Pero lo que probablemente nadie previó, al menos hasta 2004-2005, es que la destrucción sería tan eficaz, tan amplia, tan sistemática y tan profunda. No se estimó que la corrupción y los ilícitos adquirirían la categoría de políticas de Estado, ni que con fundamento en prácticas diseñadas de violación de los derechos humanos y políticos, se produciría una apropiación de los bienes públicos, que la nación venezolana sería manejada como un botín, y que una pequeña oligarquía político-militar haría suyo hasta el último dólar de las arcas públicas, en una operación delincuencial, que ha acabado por empobrecer, de forma extrema, a la inmensa mayoría de la nación venezolana, ese 96% del que habla el reporte de la Encuesta de Condiciones de Vida 2019-2020.
Hay que reconocerlo: han superado las peores expectativas. Han sido capaces de violar las leyes, de desconocer los poderes legítimos, se han apropiado de las riquezas y más de tres centenares de bandas organizadas se han repartido pedazos enteros del territorio para usarlo, explotarlo de forma ilimitada y con plena garantía de impunidad. El poder practica la ruindad, se asocia con delincuentes y narcotraficantes, busca aliados entre terroristas y ladrones de toda ralea y, cada vez que lo cree necesario, detiene, tortura y mata.

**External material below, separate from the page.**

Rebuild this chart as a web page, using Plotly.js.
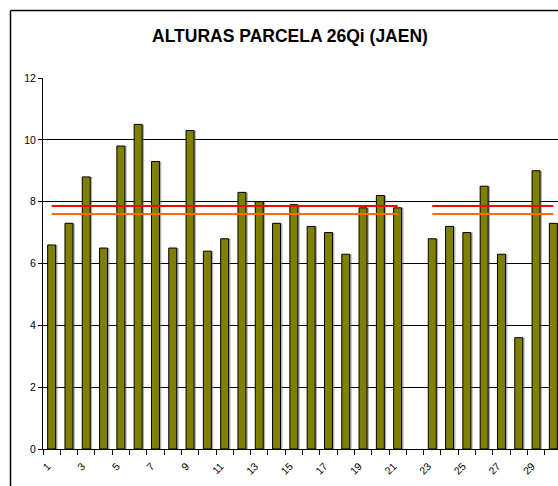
<!DOCTYPE html>
<html>
<head>
<meta charset="utf-8">
<script src="https://cdn.plot.ly/plotly-3.0.1.min.js"></script>
<style>html,body{margin:0;padding:0;background:#fff;}#chart{width:558px;height:486px;}</style>
</head>
<body>
<div id="chart"></div>
<script>
// Data
var categories = [1,2,3,4,5,6,7,8,9,10,11,12,13,14,15,16,17,18,19,20,21,22,23,24,25,26,27,28,29,30];
var alturas = [6.6,7.3,8.8,6.5,9.8,10.5,9.3,6.5,10.3,6.4,6.8,8.3,8.0,7.3,7.9,7.2,7.0,6.3,7.8,8.2,7.8,null,6.8,7.2,7.0,8.5,6.3,3.6,9.0,7.3];
var lineaRoja = [7.86,7.86,7.86,7.86,7.86,7.86,7.86,7.86,7.86,7.86,7.86,7.86,7.86,7.86,7.86,7.86,7.86,7.86,7.86,7.86,7.86,null,7.86,7.86,7.86,7.86,7.86,7.86,7.86,7.86];
var lineaNaranja = [7.6,7.6,7.6,7.6,7.6,7.6,7.6,7.6,7.6,7.6,7.6,7.6,7.6,7.6,7.6,7.6,7.6,7.6,7.6,7.6,7.6,null,7.6,7.6,7.6,7.6,7.6,7.6,7.6,7.6];
var tickLabels = ['1','3','5','7','9','11','13','15','17','19','21','23','25','27','29'];
var tickLabelVals = [1,3,5,7,9,11,13,15,17,19,21,23,25,27,29];

var font = 'Liberation Sans, Arial, sans-serif';
var boundaries = categories.map(function(c){return c - 0.5;}).concat([categories[categories.length-1] + 0.5]);

var traces = [
  {type:'bar', x:categories, y:alturas, width:0.46, offset:-0.23+0.11,
   marker:{color:'rgba(110,110,110,0.55)', line:{width:0}}, hoverinfo:'skip', showlegend:false},
  {type:'bar', x:categories, y:alturas, width:0.46, offset:-0.23,
   marker:{color:'#808000', line:{color:'#000000', width:1}}, showlegend:false},
  {type:'scatter', mode:'lines', x:categories, y:lineaRoja, connectgaps:false,
   line:{color:'#ff0000', width:2}, showlegend:false},
  {type:'scatter', mode:'lines', x:categories, y:lineaNaranja, connectgaps:false,
   line:{color:'#ff6a10', width:2}, showlegend:false},
  {type:'scatter', mode:'markers', x:[1], y:[null], xaxis:'x2', showlegend:false, hoverinfo:'skip'}
];

var L = 43, T = 78, B = 37, W = 558, H = 486;
var pw = W - L, ph = H - T - B;

var layout = {
  width:W, height:H,
  margin:{l:L, r:0, t:T, b:B, pad:0},
  paper_bgcolor:'#ffffff', plot_bgcolor:'#ffffff',
  barmode:'overlay',
  showlegend:false,
  font:{family:font, size:10, color:'#000'},
  title:{text:'<b>ALTURAS PARCELA 26Qi (JAEN)</b>', font:{family:font, size:17.5, color:'#000'},
         x:290/W, xref:'container', xanchor:'center', y:1-36/H, yref:'container', yanchor:'middle'},
  xaxis:{range:[0.5, 0.5 + (W - L)/17.3], tickmode:'array', tickvals:boundaries, showticklabels:false,
         ticks:'outside', ticklen:5, tickcolor:'#000', tickwidth:1,
         showline:true, linecolor:'#000', linewidth:1, showgrid:false, zeroline:false, fixedrange:true},
  xaxis2:{overlaying:'x', matches:'x', side:'bottom', tickmode:'array', tickvals:tickLabelVals, ticktext:tickLabels,
          tickangle:-45, ticks:'outside', ticklen:6, tickcolor:'rgba(0,0,0,0)', showline:false, showgrid:false, zeroline:false,
          ticklabelshift:-4,
          tickfont:{family:font, size:10.5, color:'#000'}},
  yaxis:{range:[0,12], dtick:2, tick0:0, ticks:'outside', ticklen:4, tickcolor:'#000',
         showline:true, linecolor:'#000', linewidth:1, showgrid:true, gridcolor:'#000', gridwidth:1,
         zeroline:false, tickfont:{family:font, size:10.5, color:'#000'}},
  shapes:[
    {type:'line', xref:'paper', yref:'paper', x0:(10.5-L)/pw, x1:(10.5-L)/pw, y0:-(B+5)/ph, y1:1+(T-10.5)/ph,
     line:{color:'#000', width:1.5}},
    {type:'line', xref:'paper', yref:'paper', x0:(10.5-L)/pw, x1:1.05, y0:1+(T-10.5)/ph, y1:1+(T-10.5)/ph,
     line:{color:'#000', width:1.5}}
  ]
};

Plotly.newPlot('chart', traces, layout, {staticPlot:true, displayModeBar:false});
</script>
</body>
</html>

El debate sobre el hambre en Venezuela es, ahora mismo, un callejón sin salida: todos los indicadores sugieren que continuará empeorando. Se incrustará, con sus atroces efectos, en cada familia venezolana. Venezuela está en medio de una crisis humanitaria, cuya prospectiva es todavía más sombría. Así las cosas, la sociedad venezolana y sus aliados internacionales están obligados a actuar de inmediato: unir las fuerzas, concentrar la presión y producir en corto plazo, el cambio que las familias venezolanas demandan. Es cosa de vida o muerte.